In order to apply the ability of hexagonal boron nitride (hBN) to confine energy in the form of hyperbolic phonon polariton (HPhP) modes in photonic-electronic devices, approaches to finely control and leverage the sensitivity of these propagating waves must be investigated. Here, we show that by surrounding hBN with materials of lower/higher dielectric responses, such as air and silicon, lower/higher surface momenta of HPhPs can be achieved. Furthermore, an alternative method for preparing thin hBN crystals with minimum contamination is presented, which provides opportunities to study the sensitivity of the damping mechanism of HPhPs on adsorbed materials. Infrared scanning near-field optical microscopy (IR-SNOM) results suggest that the reflections at the upper and lower hBN interfaces are primary causes of the damping of HPhPs, and that the damping coefficients of propagating waves are highly sensitive to adjacent layers, suggesting opportunities for sensor applications.

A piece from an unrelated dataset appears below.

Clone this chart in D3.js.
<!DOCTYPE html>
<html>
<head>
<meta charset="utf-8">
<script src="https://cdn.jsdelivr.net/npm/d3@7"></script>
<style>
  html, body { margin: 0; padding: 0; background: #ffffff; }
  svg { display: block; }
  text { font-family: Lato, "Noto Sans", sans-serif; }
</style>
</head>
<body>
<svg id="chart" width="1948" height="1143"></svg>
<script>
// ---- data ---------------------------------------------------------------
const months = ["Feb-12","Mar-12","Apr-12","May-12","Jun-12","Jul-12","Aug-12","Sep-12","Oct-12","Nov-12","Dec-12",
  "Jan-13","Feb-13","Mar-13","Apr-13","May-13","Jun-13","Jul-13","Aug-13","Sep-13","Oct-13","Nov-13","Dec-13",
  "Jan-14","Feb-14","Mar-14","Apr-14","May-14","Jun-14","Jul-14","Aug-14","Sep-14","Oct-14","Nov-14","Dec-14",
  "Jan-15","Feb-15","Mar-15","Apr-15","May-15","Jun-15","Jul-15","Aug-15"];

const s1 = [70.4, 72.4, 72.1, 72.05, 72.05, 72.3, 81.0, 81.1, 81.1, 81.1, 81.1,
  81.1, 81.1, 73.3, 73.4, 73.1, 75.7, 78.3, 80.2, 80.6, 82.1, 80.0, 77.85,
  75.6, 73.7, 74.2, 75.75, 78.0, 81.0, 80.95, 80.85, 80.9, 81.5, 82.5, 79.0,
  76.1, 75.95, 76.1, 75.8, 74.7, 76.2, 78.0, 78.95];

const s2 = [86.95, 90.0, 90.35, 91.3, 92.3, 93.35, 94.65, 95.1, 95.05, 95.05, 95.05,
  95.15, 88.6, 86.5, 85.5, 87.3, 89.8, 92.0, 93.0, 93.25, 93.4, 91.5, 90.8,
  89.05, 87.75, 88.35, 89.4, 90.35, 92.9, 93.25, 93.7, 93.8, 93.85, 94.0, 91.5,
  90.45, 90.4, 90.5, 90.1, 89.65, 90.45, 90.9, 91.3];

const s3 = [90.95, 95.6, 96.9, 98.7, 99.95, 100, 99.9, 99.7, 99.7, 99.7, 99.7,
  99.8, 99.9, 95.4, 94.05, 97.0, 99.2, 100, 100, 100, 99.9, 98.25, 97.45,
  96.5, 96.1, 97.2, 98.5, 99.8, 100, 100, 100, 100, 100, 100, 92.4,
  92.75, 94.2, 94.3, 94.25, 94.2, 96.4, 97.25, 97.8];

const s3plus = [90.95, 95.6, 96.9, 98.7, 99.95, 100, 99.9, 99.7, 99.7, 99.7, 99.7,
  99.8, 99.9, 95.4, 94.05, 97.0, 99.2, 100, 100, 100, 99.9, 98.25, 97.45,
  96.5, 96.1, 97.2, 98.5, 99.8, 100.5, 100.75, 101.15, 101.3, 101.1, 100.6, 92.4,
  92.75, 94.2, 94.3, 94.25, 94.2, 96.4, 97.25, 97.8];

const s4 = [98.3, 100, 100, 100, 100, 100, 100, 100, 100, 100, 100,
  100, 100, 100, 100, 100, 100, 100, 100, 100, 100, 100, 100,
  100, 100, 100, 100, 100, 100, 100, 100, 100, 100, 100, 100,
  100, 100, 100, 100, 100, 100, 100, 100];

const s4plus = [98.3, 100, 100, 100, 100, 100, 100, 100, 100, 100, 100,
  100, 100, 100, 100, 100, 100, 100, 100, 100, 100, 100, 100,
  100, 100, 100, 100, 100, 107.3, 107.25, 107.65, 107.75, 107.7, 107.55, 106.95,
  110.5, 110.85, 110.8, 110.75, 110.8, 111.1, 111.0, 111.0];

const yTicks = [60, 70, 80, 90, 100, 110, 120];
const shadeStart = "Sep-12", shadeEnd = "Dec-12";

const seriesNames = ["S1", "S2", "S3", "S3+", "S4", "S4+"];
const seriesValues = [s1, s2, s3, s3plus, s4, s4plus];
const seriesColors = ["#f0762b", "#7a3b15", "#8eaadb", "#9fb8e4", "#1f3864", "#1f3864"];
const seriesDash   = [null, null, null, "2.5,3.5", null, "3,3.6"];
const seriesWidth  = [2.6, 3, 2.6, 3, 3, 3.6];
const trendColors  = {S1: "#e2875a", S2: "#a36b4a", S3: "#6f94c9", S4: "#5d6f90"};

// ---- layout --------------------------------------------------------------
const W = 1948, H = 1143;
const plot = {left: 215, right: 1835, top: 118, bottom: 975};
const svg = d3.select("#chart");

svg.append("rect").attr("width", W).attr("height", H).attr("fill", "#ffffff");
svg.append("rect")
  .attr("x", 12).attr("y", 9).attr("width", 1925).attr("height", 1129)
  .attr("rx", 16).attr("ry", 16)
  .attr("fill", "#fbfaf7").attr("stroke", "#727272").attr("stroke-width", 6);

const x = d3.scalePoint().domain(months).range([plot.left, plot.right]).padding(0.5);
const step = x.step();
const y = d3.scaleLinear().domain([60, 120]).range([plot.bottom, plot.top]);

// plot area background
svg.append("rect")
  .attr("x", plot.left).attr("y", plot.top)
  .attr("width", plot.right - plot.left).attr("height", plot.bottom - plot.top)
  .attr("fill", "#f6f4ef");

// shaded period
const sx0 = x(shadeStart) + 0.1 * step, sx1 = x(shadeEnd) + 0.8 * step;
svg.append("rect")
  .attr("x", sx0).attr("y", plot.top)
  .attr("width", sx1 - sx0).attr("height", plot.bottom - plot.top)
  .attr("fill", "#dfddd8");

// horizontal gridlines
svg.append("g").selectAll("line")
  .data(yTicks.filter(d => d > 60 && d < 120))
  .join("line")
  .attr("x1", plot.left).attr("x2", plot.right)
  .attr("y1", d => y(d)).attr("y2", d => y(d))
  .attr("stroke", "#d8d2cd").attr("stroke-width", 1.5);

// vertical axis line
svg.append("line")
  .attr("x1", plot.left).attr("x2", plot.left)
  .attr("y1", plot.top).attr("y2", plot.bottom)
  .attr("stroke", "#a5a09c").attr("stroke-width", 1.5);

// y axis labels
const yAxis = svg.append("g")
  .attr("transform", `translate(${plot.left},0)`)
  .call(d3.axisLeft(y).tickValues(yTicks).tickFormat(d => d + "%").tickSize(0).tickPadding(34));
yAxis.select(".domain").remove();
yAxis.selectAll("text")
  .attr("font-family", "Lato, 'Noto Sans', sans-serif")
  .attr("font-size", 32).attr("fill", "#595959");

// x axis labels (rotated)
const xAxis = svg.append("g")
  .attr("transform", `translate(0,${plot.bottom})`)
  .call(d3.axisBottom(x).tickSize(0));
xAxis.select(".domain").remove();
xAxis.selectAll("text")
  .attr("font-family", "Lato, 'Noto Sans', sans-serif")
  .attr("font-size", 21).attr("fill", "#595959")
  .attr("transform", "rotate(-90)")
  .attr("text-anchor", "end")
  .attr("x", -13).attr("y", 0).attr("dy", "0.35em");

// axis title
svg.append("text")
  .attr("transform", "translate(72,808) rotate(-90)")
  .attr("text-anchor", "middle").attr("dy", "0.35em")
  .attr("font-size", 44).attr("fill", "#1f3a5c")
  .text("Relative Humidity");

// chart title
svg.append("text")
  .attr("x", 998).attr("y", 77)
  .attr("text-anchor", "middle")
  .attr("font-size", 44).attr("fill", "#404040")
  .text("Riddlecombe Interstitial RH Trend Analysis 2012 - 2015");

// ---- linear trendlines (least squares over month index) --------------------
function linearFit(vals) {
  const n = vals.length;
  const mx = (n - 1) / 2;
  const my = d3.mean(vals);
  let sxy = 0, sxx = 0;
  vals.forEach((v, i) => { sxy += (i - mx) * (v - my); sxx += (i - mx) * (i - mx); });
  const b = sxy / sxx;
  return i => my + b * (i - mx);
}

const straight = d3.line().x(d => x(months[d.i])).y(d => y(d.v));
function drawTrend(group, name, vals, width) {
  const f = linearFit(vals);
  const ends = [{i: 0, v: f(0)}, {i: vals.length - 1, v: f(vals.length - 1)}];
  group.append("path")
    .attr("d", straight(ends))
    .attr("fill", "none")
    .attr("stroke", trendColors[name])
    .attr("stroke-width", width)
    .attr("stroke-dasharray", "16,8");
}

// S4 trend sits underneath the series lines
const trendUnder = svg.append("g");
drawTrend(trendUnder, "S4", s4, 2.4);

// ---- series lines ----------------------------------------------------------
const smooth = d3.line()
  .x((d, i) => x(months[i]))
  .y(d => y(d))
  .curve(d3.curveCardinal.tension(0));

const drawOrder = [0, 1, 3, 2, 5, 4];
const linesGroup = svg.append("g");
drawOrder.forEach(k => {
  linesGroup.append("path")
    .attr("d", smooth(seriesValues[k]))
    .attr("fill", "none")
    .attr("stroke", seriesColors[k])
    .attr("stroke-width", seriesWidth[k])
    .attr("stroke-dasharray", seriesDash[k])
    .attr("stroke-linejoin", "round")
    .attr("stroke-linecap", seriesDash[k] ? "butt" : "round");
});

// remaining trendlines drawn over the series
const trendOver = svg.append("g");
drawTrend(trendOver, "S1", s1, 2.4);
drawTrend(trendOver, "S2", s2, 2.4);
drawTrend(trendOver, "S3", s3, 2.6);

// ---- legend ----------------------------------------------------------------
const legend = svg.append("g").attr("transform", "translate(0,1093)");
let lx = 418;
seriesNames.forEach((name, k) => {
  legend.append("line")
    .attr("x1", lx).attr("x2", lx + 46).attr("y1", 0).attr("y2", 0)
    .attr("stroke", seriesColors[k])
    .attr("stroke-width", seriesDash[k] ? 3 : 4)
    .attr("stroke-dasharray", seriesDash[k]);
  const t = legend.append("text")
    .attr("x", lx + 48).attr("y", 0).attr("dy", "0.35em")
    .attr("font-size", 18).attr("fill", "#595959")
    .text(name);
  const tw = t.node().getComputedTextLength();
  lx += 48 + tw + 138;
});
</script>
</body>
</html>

Optical hot-spots in boron-nitride nanotubes at mid infrared frequencies: one-dimensional localization due to random-scattering

We report experimental observations of optical hot-spots associated with surface phonon polaritons in boron nitride nanotubes. As revealed by near-field optical microscopy, the hot-spots have mode volumes as small as ≃2.7×10-6λ03 (λ0 is the wavelength of the exciting light in vacuum), which are in the deep subwavelength regime. Such strong light-trapping leads to ultrahigh field enhancement with a Purcell factor of ≃1.8 × 106. Remarkably, the hot-spots are not induced by designed structures, but by random scatterings with the rough gold substrate. The ultrahigh field enhancement can be used to improve nonlinear infrared spectroscopy, thermal emitters and detectors, and label-free molecule sensing at nanoscales.